慢指针slow走过的步数:x+y(一次走一步,长度即步数)
快指针fast走过的步数:(x+y+n(y+z))/2 (一次走两格,步数是长度除以2)
二者走过的步数相等,因此x+y=(x+y+n(y+z))/2,x+y=n(y+z)
我们需要求出x,x=(n-1)(y+z)+z,当n=1时,x=z说明从头节点出发和从相遇节点出发,每次走一个节点,会在入口处相遇。如果n>1,那么也是一样二者依然会在入口处相遇,只不过从相遇节点出发的指针会多走n-1圈。

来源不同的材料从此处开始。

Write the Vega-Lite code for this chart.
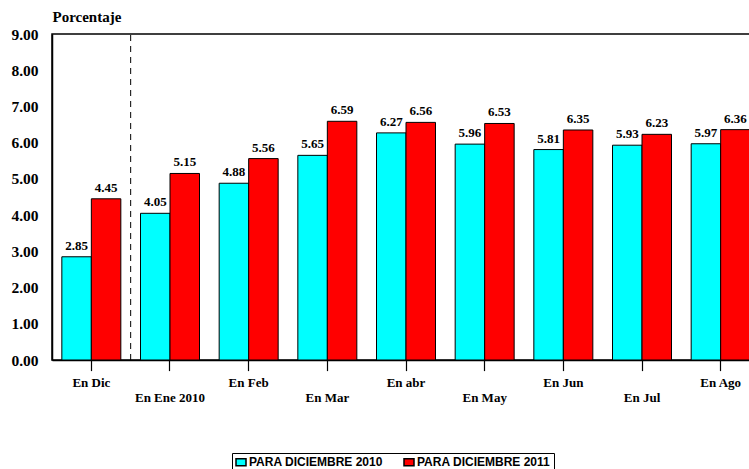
{
  "$schema": "https://vega.github.io/schema/vega-lite/v6.json",
  "width": 708,
  "height": 326,
  "autosize": {"type": "none"},
  "padding": {"left": 52, "top": 34, "right": 20, "bottom": 115},
  "background": "white",
  "config": {
    "view": {"stroke": "black", "strokeWidth": 1.5},
    "font": "Liberation Serif"
  },
  "datasets": {
    "barras": [
      {"mes": "En Dic", "serie": "PARA DICIEMBRE 2010", "valor": 2.85},
      {"mes": "En Dic", "serie": "PARA DICIEMBRE 2011", "valor": 4.45},
      {"mes": "En Ene 2010", "serie": "PARA DICIEMBRE 2010", "valor": 4.05},
      {"mes": "En Ene 2010", "serie": "PARA DICIEMBRE 2011", "valor": 5.15},
      {"mes": "En Feb", "serie": "PARA DICIEMBRE 2010", "valor": 4.88},
      {"mes": "En Feb", "serie": "PARA DICIEMBRE 2011", "valor": 5.56},
      {"mes": "En Mar", "serie": "PARA DICIEMBRE 2010", "valor": 5.65},
      {"mes": "En Mar", "serie": "PARA DICIEMBRE 2011", "valor": 6.59},
      {"mes": "En abr", "serie": "PARA DICIEMBRE 2010", "valor": 6.27},
      {"mes": "En abr", "serie": "PARA DICIEMBRE 2011", "valor": 6.56},
      {"mes": "En May", "serie": "PARA DICIEMBRE 2010", "valor": 5.96},
      {"mes": "En May", "serie": "PARA DICIEMBRE 2011", "valor": 6.53},
      {"mes": "En Jun", "serie": "PARA DICIEMBRE 2010", "valor": 5.81},
      {"mes": "En Jun", "serie": "PARA DICIEMBRE 2011", "valor": 6.35},
      {"mes": "En Jul", "serie": "PARA DICIEMBRE 2010", "valor": 5.93},
      {"mes": "En Jul", "serie": "PARA DICIEMBRE 2011", "valor": 6.23},
      {"mes": "En Ago", "serie": "PARA DICIEMBRE 2010", "valor": 5.97},
      {"mes": "En Ago", "serie": "PARA DICIEMBRE 2011", "valor": 6.36}
    ],
    "separador": [{"mes": "En Dic", "valor": 0, "hasta": 9}]
  },
  "data": {"name": "barras"},
  "encoding": {
    "x": {
      "field": "mes", "type": "nominal", "sort": null,
      "scale": {"paddingInner": 0.25, "paddingOuter": 0.125},
      "axis": {
        "title": null, "labelAngle": 0, "ticks": true, "tickSize": 10, "tickColor": "#000000",
        "tickOpacity": 1, "tickWidth": 1.2, "tickCap": "square", "tickDash": [],
        "domainColor": "black", "domainWidth": 1.5,
        "labelFont": "Liberation Serif", "labelFontWeight": "bold", "labelFontSize": 13,
        "labelColor": "black", "labelPadding": 6, "labelBaseline": "top", "labelLineHeight": 15,
        "labelExpr": "indexof(['En Ene 2010','En Mar','En May','En Jul'], datum.value) >= 0 ? ['', datum.value] : datum.value"
      }
    },
    "y": {
      "field": "valor", "type": "quantitative",
      "scale": {"domain": [0, 9], "nice": false},
      "axis": {
        "title": "Porcentaje", "titleAngle": 0, "titleX": 0, "titleY": -10,
        "titleAlign": "left", "titleBaseline": "bottom",
        "titleFont": "Liberation Serif", "titleFontWeight": "bold", "titleFontSize": 15, "titleColor": "black",
        "format": ".2f", "values": [0,1,2,3,4,5,6,7,8,9], "grid": false, "ticks": false,
        "labelOverlap": false, "labelFlush": false,
        "labelFont": "Liberation Serif", "labelFontWeight": "bold", "labelFontSize": 15.5,
        "labelColor": "black", "labelPadding": 14, "domainColor": "black", "domainWidth": 1.5
      }
    }
  },
  "layer": [
    {
      "mark": {"type": "bar", "stroke": "black", "strokeWidth": 1},
      "encoding": {
        "xOffset": {"field": "serie", "type": "nominal"},
        "color": {
          "field": "serie", "type": "nominal",
          "scale": {"range": ["#00FFFF", "#FF0000"]},
          "legend": {
            "title": null, "orient": "none", "legendX": 180, "legendY": 419,
            "direction": "horizontal", "strokeColor": "black", "padding": 3,
            "symbolType": "M-1,-0.7H1V0.7H-1Z", "symbolSize": 100, "symbolStrokeColor": "black",
            "symbolStrokeWidth": 1.5, "symbolOpacity": 1,
            "labelFont": "Liberation Sans", "labelFontWeight": "bold", "labelFontSize": 12,
            "labelColor": "black", "columnPadding": 18, "labelOffset": 2
          }
        }
      }
    },
    {
      "mark": {"type": "text", "dy": -11, "font": "Liberation Serif", "fontWeight": "bold", "fontSize": 13, "color": "black"},
      "encoding": {
        "xOffset": {"field": "serie", "type": "nominal"},
        "text": {"field": "valor", "type": "quantitative", "format": ".2f"}
      }
    },
    {
      "data": {"name": "separador"},
      "mark": {"type": "rule", "strokeDash": [6, 5], "color": "black", "strokeWidth": 1},
      "encoding": {
        "x": {"field": "mes", "type": "nominal", "sort": null, "bandPosition": 1.1667},
        "y2": {"field": "hasta"}
      }
    }
  ]
}
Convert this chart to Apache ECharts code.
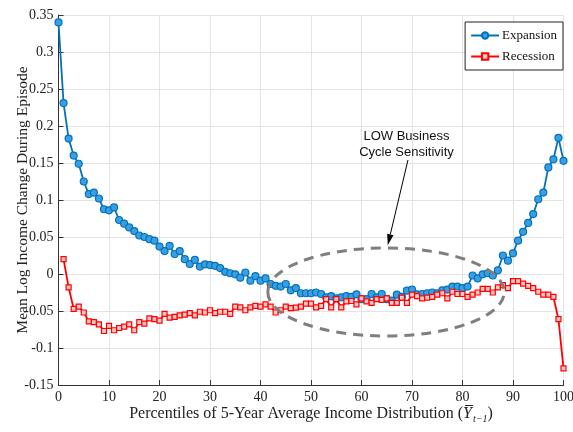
<!DOCTYPE html>
<html>
<head>
<meta charset="utf-8">
<script src="https://cdn.jsdelivr.net/npm/echarts@6/dist/echarts.min.js"></script>
<style>
  html, body { margin: 0; padding: 0; background: #fff; }
  #chart { width: 573px; height: 432px; }
</style>
</head>
<body>
<div id="chart"></div>
<script>
// Percentile of the 5-year average income distribution
const percentiles = [
  0, 1, 2, 3, 4, 5, 6, 7, 8, 9,
  10, 11, 12, 13, 14, 15, 16, 17, 18, 19,
  20, 21, 22, 23, 24, 25, 26, 27, 28, 29,
  30, 31, 32, 33, 34, 35, 36, 37, 38, 39,
  40, 41, 42, 43, 44, 45, 46, 47, 48, 49,
  50, 51, 52, 53, 54, 55, 56, 57, 58, 59,
  60, 61, 62, 63, 64, 65, 66, 67, 68, 69,
  70, 71, 72, 73, 74, 75, 76, 77, 78, 79,
  80, 81, 82, 83, 84, 85, 86, 87, 88, 89,
  90, 91, 92, 93, 94, 95, 96, 97, 98, 99,
  100
];

// Mean log income change during expansions, one value per percentile
const expansion = [
  0.340, 0.231, 0.183, 0.160, 0.149, 0.125, 0.108, 0.110, 0.102, 0.0875,
  0.086, 0.090, 0.073, 0.068, 0.063, 0.058, 0.052, 0.050, 0.047, 0.045,
  0.037, 0.031, 0.038, 0.027, 0.031, 0.020, 0.0135, 0.019, 0.010, 0.013,
  0.012, 0.011, 0.008, 0.003, 0.001, -0.0005, -0.005, 0.002, -0.009, -0.003,
  -0.009, -0.006, -0.0135, -0.016, -0.017, -0.0135, -0.022, -0.019, -0.026, -0.026,
  -0.026, -0.025, -0.027, -0.0315, -0.030, -0.033, -0.0315, -0.030, -0.031, -0.0275,
  -0.034, -0.034, -0.027, -0.0315, -0.027, -0.034, -0.036, -0.028, -0.031, -0.0225,
  -0.021, -0.0275, -0.027, -0.026, -0.025, -0.026, -0.022, -0.021, -0.017, -0.017,
  -0.019, -0.017, -0.002, -0.006, -0.0005, 0.001, -0.002, 0.005, 0.025, 0.018,
  0.028, 0.045, 0.057, 0.069, 0.081, 0.101, 0.110, 0.144, 0.155, 0.184,
  0.153
];

// Mean log income change during recessions (no value at percentile 0)
const recession = [
  null, 0.020, -0.018, -0.047, -0.044, -0.052, -0.064, -0.065, -0.068, -0.077,
  -0.070, -0.076, -0.073, -0.071, -0.068, -0.076, -0.065, -0.067, -0.060, -0.061,
  -0.063, -0.054, -0.059, -0.058, -0.056, -0.055, -0.053, -0.056, -0.051, -0.052,
  -0.049, -0.053, -0.051, -0.051, -0.054, -0.044, -0.045, -0.049, -0.045, -0.043,
  -0.044, -0.041, -0.044, -0.052, -0.049, -0.044, -0.046, -0.0455, -0.044, -0.040,
  -0.040, -0.045, -0.043, -0.034, -0.045, -0.034, -0.045, -0.037, -0.0365, -0.041,
  -0.033, -0.037, -0.039, -0.034, -0.035, -0.033, -0.039, -0.039, -0.032, -0.039,
  -0.028, -0.030, -0.033, -0.032, -0.031, -0.028, -0.026, -0.033, -0.024, -0.027,
  -0.027, -0.031, -0.028, -0.025, -0.020, -0.020, -0.025, -0.018, -0.015, -0.019,
  -0.0095, -0.0095, -0.013, -0.016, -0.019, -0.024, -0.028, -0.028, -0.031, -0.061,
  -0.1275
];

const seriesNames = ['Expansion', 'Recession'];

const SERIF = '"Liberation Serif", "Times New Roman", serif';
const SANS = '"Liberation Sans", Arial, sans-serif';
const AXIS_COLOR = '#333333';
const GRID_COLOR = '#e3e3e3';

function pairs(values) {
  const out = [];
  values.forEach((v, i) => { if (v !== null) out.push([percentiles[i], v]); });
  return out;
}

function tickText(v) {
  return String(Number(v.toFixed(2)));
}

const chart = echarts.init(document.getElementById('chart'), null, { renderer: 'canvas' });

chart.setOption({
  backgroundColor: '#ffffff',
  animation: false,
  grid: { left: 58.5, right: 9.5, top: 15, bottom: 47, containLabel: false, outerBoundsMode: 'none' },
  legend: {
    data: seriesNames,
    orient: 'vertical',
    right: 10,
    top: 22,
    backgroundColor: '#ffffff',
    borderColor: '#222222',
    borderWidth: 1,
    borderRadius: 0,
    padding: [7, 6, 7, 5],
    itemGap: 8,
    itemWidth: 28,
    itemHeight: 8,
    textStyle: { fontFamily: SERIF, fontSize: 13, color: '#111111', padding: [0, 0, 0, -2] }
  },
  xAxis: {
    type: 'value',
    min: 0,
    max: 100,
    interval: 10,
    name: 'Percentiles of 5-Year Average Income Distribution ({y|Y\u0305}{s|t\u22121})',
    nameLocation: 'middle',
    nameGap: 19,
    nameMoveOverlap: false,
    nameTextStyle: {
      fontFamily: SERIF, fontSize: 16, color: '#222222',
      rich: {
        y: { fontFamily: SERIF, fontSize: 16, fontStyle: 'italic', color: '#222222' },
        s: { fontFamily: SERIF, fontSize: 10, fontStyle: 'italic', color: '#222222', padding: [10, 0, 0, 1] }
      }
    },
    axisLine: { show: true, onZero: false, lineStyle: { color: AXIS_COLOR, width: 1 } },
    axisTick: { show: true, inside: true, length: 5, lineStyle: { color: AXIS_COLOR } },
    axisLabel: { fontFamily: SERIF, fontSize: 14, color: '#222222', margin: 5 },
    splitLine: { show: true, lineStyle: { color: GRID_COLOR, width: 1 } }
  },
  yAxis: {
    type: 'value',
    min: -0.15,
    max: 0.35,
    interval: 0.05,
    name: 'Mean Log Income Change During Episode',
    nameLocation: 'middle',
    nameGap: 28,
    nameMoveOverlap: false,
    nameTextStyle: { fontFamily: SERIF, fontSize: 15.5, color: '#222222' },
    axisLine: { show: true, onZero: false, lineStyle: { color: AXIS_COLOR, width: 1 } },
    axisTick: { show: true, inside: true, length: 5, lineStyle: { color: AXIS_COLOR } },
    axisLabel: { fontFamily: SERIF, fontSize: 14, color: '#222222', margin: 5, formatter: tickText },
    splitLine: { show: true, lineStyle: { color: GRID_COLOR, width: 1 } }
  },
  series: [
    {
      name: seriesNames[0],
      type: 'line',
      data: pairs(expansion),
      symbol: 'circle',
      symbolSize: 7,
      showAllSymbol: true,
      lineStyle: { color: '#0072BD', width: 1.8 },
      itemStyle: { color: '#3a9fe0', borderColor: '#0072BD', borderWidth: 1.2 },
      z: 2
    },
    {
      name: seriesNames[1],
      type: 'line',
      data: pairs(recession),
      symbol: 'rect',
      symbolSize: 5,
      showAllSymbol: true,
      lineStyle: { color: '#ff0000', width: 1.8 },
      itemStyle: { color: '#ffc8c8', borderColor: '#ff0000', borderWidth: 1.2 },
      z: 3
    }
  ]
});

// Annotation: dashed ellipse around the flat middle range, arrow and note
function drawAnnotation() {
  const px = (x, y) => chart.convertToPixel({ gridIndex: 0 }, [x, y]);
  const center = px(64.85, -0.0243);
  const xEdge = px(64.85 + 23.4, -0.0243);
  const yEdge = px(64.85, -0.0243 + 0.0595);
  const rx = xEdge[0] - center[0];
  const ry = center[1] - yEdge[1];

  const tail = px(69.2, 0.154);
  const tip = px(65.2, 0.039);
  const dx = tip[0] - tail[0], dy = tip[1] - tail[1];
  const len = Math.hypot(dx, dy);
  const ux = dx / len, uy = dy / len;
  const headLen = 11, headHalf = 3.2;
  const base = [tip[0] - ux * headLen, tip[1] - uy * headLen];
  const left = [base[0] - uy * headHalf, base[1] + ux * headHalf];
  const right = [base[0] + uy * headHalf, base[1] - ux * headHalf];

  const note = px(68.9, 0.1757);

  chart.setOption({
    graphic: [
      {
        type: 'ellipse',
        shape: { cx: center[0], cy: center[1], rx: rx, ry: ry },
        style: { fill: null, stroke: '#7f7f7f', lineWidth: 3, lineDash: [10, 7] },
        z: 10
      },
      {
        type: 'line',
        shape: { x1: tail[0], y1: tail[1], x2: base[0], y2: base[1] },
        style: { stroke: '#000000', lineWidth: 1 },
        z: 10
      },
      {
        type: 'polygon',
        shape: { points: [tip, left, right] },
        style: { fill: '#000000' },
        z: 10
      },
      {
        type: 'text',
        x: note[0],
        y: note[1],
        style: {
          text: 'LOW Business\nCycle Sensitivity',
          font: '13px ' + SANS,
          fill: '#111111',
          align: 'center',
          verticalAlign: 'middle',
          textAlign: 'center',
          textVerticalAlign: 'middle',
          lineHeight: 16
        },
        z: 10
      }
    ]
  });
}

drawAnnotation();
</script>
</body>
</html>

因此我们只需要让fast和slow指针相遇,再让index1指针和index2指针分别从head和相遇节点出发。当index1和index2相遇时,返回即可得到入口节点的位置。
C++:
/**
* Definition for singly-linked list.
* struct ListNode {
* int val;
* ListNode *next;
* ListNode(int x) : val(x), next(NULL) {}
* };
*/
class Solution {
public:
ListNode *detectCycle(ListNode *head) {
ListNode* fast = head;
ListNode* slow = head;
while(fast!=nullptr && fast->next!=nullptr){
slow = slow->next;
fast = fast->next->next;
if (slow == fast){
ListNode* index1 = fast;
ListNode* index2 = head;
while (index1 != index2){
index1 = index1->next;
index2 = index2->next;
}
return index2;
}
}
return nullptr;
}
};
Python:
# Definition for singly-linked list.
# class ListNode(object):
# def __init__(self, x):
# self.val = x
# self.next = None
class Solution(object):
def detectCycle(self, head):
"""
:type head: ListNode
:rtype: ListNode
"""
fast = slow = head
while(fast!=None and fast.next!=None):
slow = slow.next
fast = fast.next.next
if(slow==fast):
index1 = fast
index2 = head
while(index1!=index2):
index1 = index1.next
index2 = index2.next
return index2
return None
总结:链表到这里就结束了,了解链表是一种特殊的数据结构(struct),包括了值(val)和指向的下一个节点的地址(next)。
// Python
class ListNode(object):
def __init__(self, x):
self.val = x
self.next = None
# C++
struct ListNode {
int val;
ListNode *next;
ListNode(int x) : val(x), next(NULL) {}
};
注意如何判断循环链表,注意应用双指针的思路。注意链表的指向,在改变链表指向位置时,可能需要tmp来暂存地址。注意在链表前加一个虚拟dummyhead可以链表操作的效率,但是最后也要delete掉dummyhead。C++中的内存需要手动释放,Python中当一个地址不被其他变量引用时,就会自动释放。大概就是这么多,链表说难也难,说不难也不难,还是需要多加训练!